Over the years, A great deal of exploration has been done in the identification of customers' willingness to pay for various ancillary services, and machine learning-based willingness identification methods have been found to be more advantageous than traditional statistical methods (Jing et al., 2021; Maliah & Shani, 2021). By studying and analyzing the travel purpose of the ticket-purchased passengers, mining the behavioral characteristics of the known paid seat-selecting passengers and constructing their behavioral models (Borisyak et al., 2020; J. Pang, Chen, Li, Xu, & Lin, 2021), it is possible to identify the passengers who may have similar willingness and ability from the total number of passengers, so as to achieve increased revenue from accurate marketing at a lower cost.
The current research on the travel behavior of civil aviation passengers is divided into two main directions: passenger behavior segmentation (Pan & Truong, 2021) and passenger value calculation (Nakahara & Yada, 2011). Most airlines subdivide passengers according to the fare of the ticket they purchased or the accumulated mileage distance. The RFM model proposed by marketing expert Bob Stone can be used to quantify customer value, many scholars (Wu et al., 2020; Wu et al., 2021; Zong & Xing, 2021) use RFM and improved k-means clustering to divide passenger groups. However, such segmentation method only discovers the value of passengers and does not point out the behavioral characteristics of passenger groups. The three attributes of traditional RFM model do not fully reflect the passenger behavior preferences, so on this basis, the LRFMC model and the TCSDG model have been successively evolved. Combining the improved model with classical machine learning classification algorithms such as SVM, KNN, GBDT and NN, etc., it is widely used in passenger behavior prediction (S. Q. Pang & Liu, 2011), personalized recommendation (Tao, 2020), flight delay prediction (Jiang, Liu, Liu, & Song, 2020) and other aviation fields in business. However, experimental studies on identifying passengers' willingness to choose a seat for a fee are still limited.
The biggest challenge in the field of air passengers' pay-for-seat willingness identification is its noisy, latitudinal, and uneven distribution due to environmental and recording influences when collecting data. Therefore, this paper proposes an improved XGBoost-based method for identifying airline passengers' willingness to take paid seats based on high-dimensional imbalance data, which conducts integrated classification prediction from three stages of data, features and algorithm.

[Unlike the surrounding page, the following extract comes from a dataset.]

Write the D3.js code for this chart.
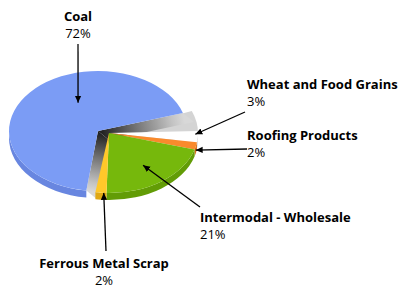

The main contributions made in this paper are shown below:
- 1.
Data preprocessing: Random undersampling of the majority class samples and generation of new samples to supplement the minority class samples using CGAN, so as to solve the serious imbalance of passenger order data.
- 2.
Feature selection: Then combining chaos theory, introducing nonlinear convergence factors and adaptive weights, improving the whale optimization algorithm based on the opposing learning strategy to find the optimal feature subset and reduce the dimensionality of the traveler data set.
- 3.
Algorithm improvement: A new gradient harmonizing mechanism (GHM) is introduced to improve the loss function of XGBoost, and the genetic algorithm is used to optimize the parameters of XGBoost to obtain the final willingness recognition model.